* **Written exercise**
Without the pictures, set down every line of the data exactly.

* **Data**
• • • • • • •

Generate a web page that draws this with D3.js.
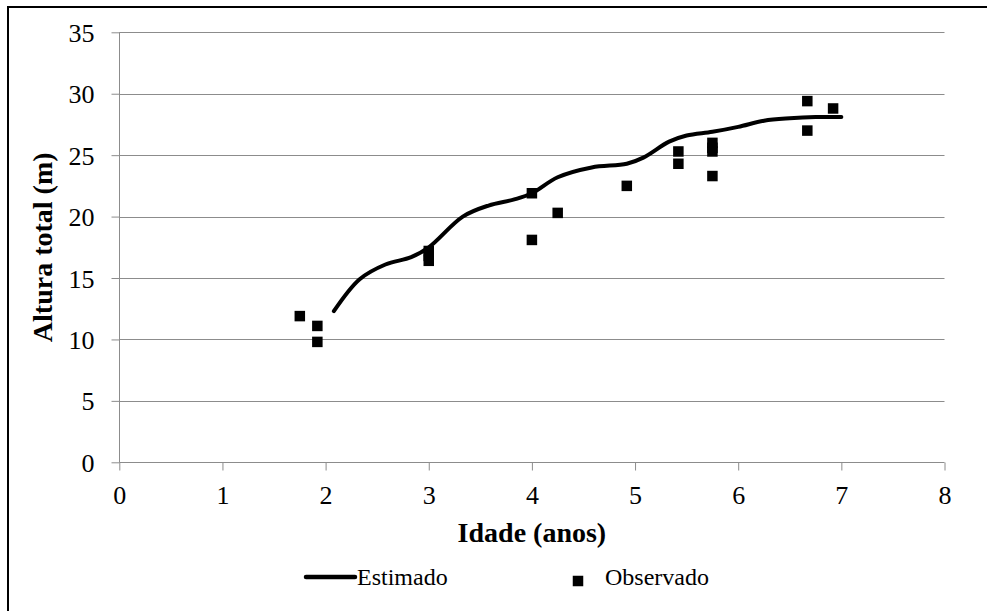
<!DOCTYPE html>
<html>
<head>
<meta charset="utf-8">
<script src="https://cdn.jsdelivr.net/npm/d3@7"></script>
<style>
html,body{margin:0;padding:0;background:#fff;}
svg{display:block;}
</style>
</head>
<body>
<svg id="chart" width="987" height="611"></svg>
<script>
// Observed data
const obsAge = [1.75, 1.92, 1.92, 3.0, 3.0, 3.0, 4.0, 4.0, 4.25, 4.92, 5.42, 5.42, 5.75, 5.75, 5.75, 5.75, 6.67, 6.67, 6.92];
const obsHeight = [11.9, 11.1, 9.8, 17.2, 16.8, 16.4, 21.9, 18.1, 20.3, 22.5, 25.3, 24.3, 26.0, 25.6, 25.3, 23.3, 29.4, 27.0, 28.8];
// Estimated curve
const estAge = [2.08, 2.33, 2.58, 2.83, 3.0, 3.33, 3.58, 3.83, 4.0, 4.25, 4.58, 4.92, 5.08, 5.33, 5.5, 5.75, 6.0, 6.25, 6.5, 6.75, 7.0];
const estHeight = [12.3, 14.9, 16.1, 16.7, 17.5, 20.0, 20.9, 21.4, 21.9, 23.2, 24.0, 24.3, 24.8, 26.1, 26.6, 26.9, 27.3, 27.8, 28.0, 28.1, 28.1];
const xTicks = [0, 1, 2, 3, 4, 5, 6, 7, 8];
const yTicks = [0, 5, 10, 15, 20, 25, 30, 35];
const xTitle = "Idade (anos)";
const yTitle = "Altura total (m)";
const legendLabels = ["Estimado", "Observado"];

(function () {
const FONT = '"Liberation Serif", "Times New Roman", "DejaVu Serif", serif';
const svg = d3.select("#chart");
const pL = 119.3, pR = 944.5, pT = 32.3, pB = 462.3;
const x = d3.scaleLinear().domain([0, 8]).range([pL, pR]);
const y = d3.scaleLinear().domain([0, 35]).range([pB, pT]);
const grey = "#8c8c8c";

// outer frame (cropped on right/bottom)
svg.append("rect").attr("x", 8).attr("y", 7).attr("width", 1000).attr("height", 700)
  .attr("fill", "none").attr("stroke", "#000").attr("stroke-width", 2);

// gridlines
svg.append("g").selectAll("line").data(yTicks.filter(d => d > 0)).join("line")
  .attr("x1", pL).attr("x2", pR)
  .attr("y1", d => Math.round(y(d)) + 0.5).attr("y2", d => Math.round(y(d)) + 0.5)
  .attr("stroke", grey).attr("stroke-width", 1);

// y axis
const yAxis = svg.append("g").attr("transform", `translate(${Math.round(pL)+0.5},0)`)
  .call(d3.axisLeft(y).tickValues(yTicks).tickSize(8).tickFormat(d3.format("d")));
yAxis.attr("font-family", null).attr("font-size", null);
yAxis.select(".domain").attr("stroke", grey).attr("d", `M0,${y(0)}V${y(35)}`);
yAxis.selectAll(".tick line").attr("stroke", grey);
yAxis.selectAll(".tick text").attr("x", -25).attr("dy", "0.35em")
  .style("font-family", FONT).style("font-size", "26px").attr("fill", "#000");

// x axis
const xAxis = svg.append("g").attr("transform", `translate(0,${Math.round(pB)+0.5})`)
  .call(d3.axisBottom(x).tickValues(xTicks).tickSize(8).tickFormat(d3.format("d")));
xAxis.attr("font-family", null).attr("font-size", null);
xAxis.select(".domain").attr("stroke", grey).attr("d", `M${pL},0H${pR}`);
xAxis.selectAll(".tick line").attr("stroke", grey);
xAxis.selectAll(".tick text").attr("y", 41).attr("dy", 0)
  .style("font-family", FONT).style("font-size", "26px").attr("fill", "#000");

// estimated line
const estData = estAge.map((a, i) => [a, estHeight[i]]);
const line = d3.line().x(d => x(d[0])).y(d => y(d[1])).curve(d3.curveCatmullRom.alpha(0.5));
svg.append("path").datum(estData).attr("d", line)
  .attr("fill", "none").attr("stroke", "#000").attr("stroke-width", 4).attr("stroke-linecap", "round");

// observed markers
const ms = 10.5;
svg.append("g").selectAll("rect").data(obsAge.map((a, i) => [a, obsHeight[i]])).join("rect")
  .attr("x", d => x(d[0]) - ms / 2).attr("y", d => y(d[1]) - ms / 2)
  .attr("width", ms).attr("height", ms).attr("fill", "#000");

// axis titles
svg.append("text").attr("x", (pL + pR) / 2).attr("y", 542)
  .attr("text-anchor", "middle").style("font-family", FONT).style("font-size", "28px")
  .style("font-weight", "bold").text(xTitle);
svg.append("text").attr("transform", `translate(52,${(pT + pB) / 2}) rotate(-90)`)
  .attr("text-anchor", "middle").style("font-family", FONT).style("font-size", "28px")
  .style("font-weight", "bold").text(yTitle);

// legend
const lg = svg.append("g");
lg.append("line").attr("x1", 306).attr("x2", 355).attr("y1", 577).attr("y2", 577)
  .attr("stroke", "#000").attr("stroke-width", 4.5).attr("stroke-linecap", "round");
lg.append("text").attr("x", 357).attr("y", 585).style("font-family", FONT).style("font-size", "24px").text(legendLabels[0]);
lg.append("rect").attr("x", 578 - ms / 2).attr("y", 581 - ms / 2).attr("width", ms).attr("height", ms).attr("fill", "#000");
lg.append("text").attr("x", 605).attr("y", 585).style("font-family", FONT).style("font-size", "24px").text(legendLabels[1]);
})();
</script>
</body>
</html>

• • • • • • •

* **Answer**
Generate a web page that draws this with D3.js.
<!DOCTYPE html>
<html>
<head>
<meta charset="utf-8">
<script src="https://cdn.jsdelivr.net/npm/d3@7"></script>
<style>
html,body{margin:0;padding:0;background:#fff;}
svg{display:block;}
</style>
</head>
<body>
<svg id="chart" width="987" height="611"></svg>
<script>
// Observed data
const obsAge = [1.75, 1.92, 1.92, 3.0, 3.0, 3.0, 4.0, 4.0, 4.25, 4.92, 5.42, 5.42, 5.75, 5.75, 5.75, 5.75, 6.67, 6.67, 6.92];
const obsHeight = [11.9, 11.1, 9.8, 17.2, 16.8, 16.4, 21.9, 18.1, 20.3, 22.5, 25.3, 24.3, 26.0, 25.6, 25.3, 23.3, 29.4, 27.0, 28.8];
// Estimated curve
const estAge = [2.08, 2.33, 2.58, 2.83, 3.0, 3.33, 3.58, 3.83, 4.0, 4.25, 4.58, 4.92, 5.08, 5.33, 5.5, 5.75, 6.0, 6.25, 6.5, 6.75, 7.0];
const estHeight = [12.3, 14.9, 16.1, 16.7, 17.5, 20.0, 20.9, 21.4, 21.9, 23.2, 24.0, 24.3, 24.8, 26.1, 26.6, 26.9, 27.3, 27.8, 28.0, 28.1, 28.1];
const xTicks = [0, 1, 2, 3, 4, 5, 6, 7, 8];
const yTicks = [0, 5, 10, 15, 20, 25, 30, 35];
const xTitle = "Idade (anos)";
const yTitle = "Altura total (m)";
const legendLabels = ["Estimado", "Observado"];

(function () {
const FONT = '"Liberation Serif", "Times New Roman", "DejaVu Serif", serif';
const svg = d3.select("#chart");
const pL = 119.3, pR = 944.5, pT = 32.3, pB = 462.3;
const x = d3.scaleLinear().domain([0, 8]).range([pL, pR]);
const y = d3.scaleLinear().domain([0, 35]).range([pB, pT]);
const grey = "#8c8c8c";

// outer frame (cropped on right/bottom)
svg.append("rect").attr("x", 8).attr("y", 7).attr("width", 1000).attr("height", 700)
  .attr("fill", "none").attr("stroke", "#000").attr("stroke-width", 2);

// gridlines
svg.append("g").selectAll("line").data(yTicks.filter(d => d > 0)).join("line")
  .attr("x1", pL).attr("x2", pR)
  .attr("y1", d => Math.round(y(d)) + 0.5).attr("y2", d => Math.round(y(d)) + 0.5)
  .attr("stroke", grey).attr("stroke-width", 1);

// y axis
const yAxis = svg.append("g").attr("transform", `translate(${Math.round(pL)+0.5},0)`)
  .call(d3.axisLeft(y).tickValues(yTicks).tickSize(8).tickFormat(d3.format("d")));
yAxis.attr("font-family", null).attr("font-size", null);
yAxis.select(".domain").attr("stroke", grey).attr("d", `M0,${y(0)}V${y(35)}`);
yAxis.selectAll(".tick line").attr("stroke", grey);
yAxis.selectAll(".tick text").attr("x", -25).attr("dy", "0.35em")
  .style("font-family", FONT).style("font-size", "26px").attr("fill", "#000");

// x axis
const xAxis = svg.append("g").attr("transform", `translate(0,${Math.round(pB)+0.5})`)
  .call(d3.axisBottom(x).tickValues(xTicks).tickSize(8).tickFormat(d3.format("d")));
xAxis.attr("font-family", null).attr("font-size", null);
xAxis.select(".domain").attr("stroke", grey).attr("d", `M${pL},0H${pR}`);
xAxis.selectAll(".tick line").attr("stroke", grey);
xAxis.selectAll(".tick text").attr("y", 41).attr("dy", 0)
  .style("font-family", FONT).style("font-size", "26px").attr("fill", "#000");

// estimated line
const estData = estAge.map((a, i) => [a, estHeight[i]]);
const line = d3.line().x(d => x(d[0])).y(d => y(d[1])).curve(d3.curveCatmullRom.alpha(0.5));
svg.append("path").datum(estData).attr("d", line)
  .attr("fill", "none").attr("stroke", "#000").attr("stroke-width", 4).attr("stroke-linecap", "round");

// observed markers
const ms = 10.5;
svg.append("g").selectAll("rect").data(obsAge.map((a, i) => [a, obsHeight[i]])).join("rect")
  .attr("x", d => x(d[0]) - ms / 2).attr("y", d => y(d[1]) - ms / 2)
  .attr("width", ms).attr("height", ms).attr("fill", "#000");

// axis titles
svg.append("text").attr("x", (pL + pR) / 2).attr("y", 542)
  .attr("text-anchor", "middle").style("font-family", FONT).style("font-size", "28px")
  .style("font-weight", "bold").text(xTitle);
svg.append("text").attr("transform", `translate(52,${(pT + pB) / 2}) rotate(-90)`)
  .attr("text-anchor", "middle").style("font-family", FONT).style("font-size", "28px")
  .style("font-weight", "bold").text(yTitle);

// legend
const lg = svg.append("g");
lg.append("line").attr("x1", 306).attr("x2", 355).attr("y1", 577).attr("y2", 577)
  .attr("stroke", "#000").attr("stroke-width", 4.5).attr("stroke-linecap", "round");
lg.append("text").attr("x", 357).attr("y", 585).style("font-family", FONT).style("font-size", "24px").text(legendLabels[0]);
lg.append("rect").attr("x", 578 - ms / 2).attr("y", 581 - ms / 2).attr("width", ms).attr("height", ms).attr("fill", "#000");
lg.append("text").attr("x", 605).attr("y", 585).style("font-family", FONT).style("font-size", "24px").text(legendLabels[1]);
})();
</script>
</body>
</html>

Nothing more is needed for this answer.